Twenty-eight feature film productions were chosen to receive financial help in the second year of the state’s California’s expanded Film & Television Tax Credit Program.

Among the films that will be made in California is the big budget “A Wrinkle in Time,” from Walt Disney Co. in Burbank. With a budget over $75 million, the film would not have been eligible to receive tax credits under the first incarnation of the program that expired after 2014.

California Film Commission Executive Director Amy Lemisch said it is films like “A Wrinkle in Time” that are most vulnerable to being lured away to other states with competing tax credit programs.

“California’s expanded tax credit program is working as intended, and this project alone will employ hundreds of in-state crew members and visual effects artists,” Lemisch said in a prepared statement.

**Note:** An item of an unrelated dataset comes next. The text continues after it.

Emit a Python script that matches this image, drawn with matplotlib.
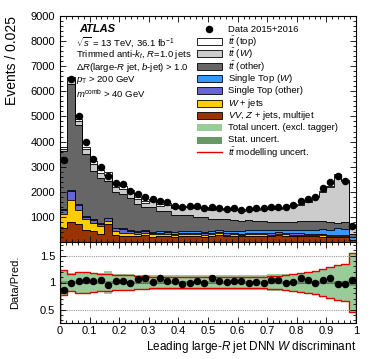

In a bid to retain and attract production jobs and economic activity across California, Gov. Jerry Brown signed bipartisan legislation in September 2014 to more than triple the size of California’s film and television production incentive, from $100 million to $330 million annually. The program also changed to accept projects with any budget size.

The 28 projects chosen – 18 from studios and 10 from independent production companies – will share $109 million in tax credits. The criteria used in picking qualified projects includes ranking each project by wages to below-the-line workers and qualified spending for vendors and equipment.

“A Wrinkle in Time,” for example, is expected to bring in $88 million in qualified spending, and $44 million in wages paid to below-the-line workers.

Other projects receiving tax credits include “A Star is Born,” from Warner Bros. Studios, and “Game Night,” “Private Benjamins” and “Tag” from New Line Productions, a unit of Warner Bros. Entertainment, in Burbank.